Fitch Ratings is in talks with a large student-loan servicer in preparation for issuing its first servicer rating by the middle of 2005, although Fitch analyst David Hartung declined to name the servicer, saying only that it is one of the largest in the business.

After that rating is announced, Hartung said, Fitch will move on to rate the other major student loan servicers on a rolling basis. "There are five or six we feel are necessary targets," he said. Hartung pointed to Sallie Mae, Nelnet, PHEAA, CFS-SunTech, ACS and Great Lakes as the servicers Fitch was likely to target first. In addition to those, Hartung said there are six to eight other servicers that Fitch would look to rate.

The inaugural rating will mark the formalization of Fitch's existing servicer ratings process. "Fitch's student-loan ABS ratings have always included seller/servicer evaluations and the introduction of formal ratings formalizes and standardizes this information," wrote Fitch analyst David Laterza in a report issued last week. "The seller and servicer ratings will be used to supplement Fitch's student loan collateral analysis and cashflow modeling when determining credit enhancement, serving to formalize, as an added component, any risk or benefit associated with the transaction," continued Laterza.

Fitch's ratings criteria will focus generally on corporate performance, originations and servicing, with finer subcategories under each. Corporate performance analysis focuses on the quality of the company's management, its financial strength and its ability to manage operational risks at a corporate level. Evaluation of originating activities covers the origination, sourcing procedures and underwriting integrity, as well as loan disbursement, quality control and operational risk management in the loan-origination function.
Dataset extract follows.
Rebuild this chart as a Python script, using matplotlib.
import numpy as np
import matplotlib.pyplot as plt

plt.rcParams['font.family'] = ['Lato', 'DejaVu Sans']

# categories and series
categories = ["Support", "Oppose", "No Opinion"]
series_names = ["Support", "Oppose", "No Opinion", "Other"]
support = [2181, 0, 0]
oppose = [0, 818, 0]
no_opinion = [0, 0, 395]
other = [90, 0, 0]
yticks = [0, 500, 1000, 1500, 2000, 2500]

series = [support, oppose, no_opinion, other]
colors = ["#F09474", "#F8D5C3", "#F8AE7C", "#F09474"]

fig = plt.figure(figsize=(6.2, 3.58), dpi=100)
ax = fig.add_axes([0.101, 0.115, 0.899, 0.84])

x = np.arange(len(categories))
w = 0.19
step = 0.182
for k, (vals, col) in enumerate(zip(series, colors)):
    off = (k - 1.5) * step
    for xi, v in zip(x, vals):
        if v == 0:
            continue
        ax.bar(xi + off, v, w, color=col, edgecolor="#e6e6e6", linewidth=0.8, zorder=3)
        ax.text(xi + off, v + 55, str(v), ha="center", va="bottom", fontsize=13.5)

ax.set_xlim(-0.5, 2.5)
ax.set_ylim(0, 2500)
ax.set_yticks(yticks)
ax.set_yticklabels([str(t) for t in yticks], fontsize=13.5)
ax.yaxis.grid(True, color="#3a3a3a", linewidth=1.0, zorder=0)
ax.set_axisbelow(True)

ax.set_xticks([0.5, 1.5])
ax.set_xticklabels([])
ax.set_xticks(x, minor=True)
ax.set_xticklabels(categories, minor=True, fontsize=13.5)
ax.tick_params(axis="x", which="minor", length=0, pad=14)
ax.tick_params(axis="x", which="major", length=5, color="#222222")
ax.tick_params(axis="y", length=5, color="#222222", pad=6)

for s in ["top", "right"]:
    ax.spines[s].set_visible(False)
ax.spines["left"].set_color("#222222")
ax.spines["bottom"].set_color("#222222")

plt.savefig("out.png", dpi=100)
The servicing review focuses on account maintenance, customer service, investor reporting and remittance, cash management, default and claims management, and operational risk management of various servicing functions, according to Fitch.

Servicers will be ranked on five levels: S1 through S5, with S1 being the superior rating, and S5 representing non-approval as a servicer. "Having a servicer rating will not only smooth the [ratings] process, but will offer the chance for more credit to be given on the servicer," said Hartung.

Hartung said Fitch formalized it evaluation criteria into a ratings process to keep up with the increasing sophistication of asset-backed deals and investors, as well as with developing trends in ratings, which, in other asset classes, are trending towards formal servicer ratings. "A broader and more sophisticated investor base is driving the need for a more critical look at servicing," added Hartung.

Moody's Investors Service is the only other rating agency to offer student loan servicer ratings, but has rated only rated one, CFS-SunTech, in the past year.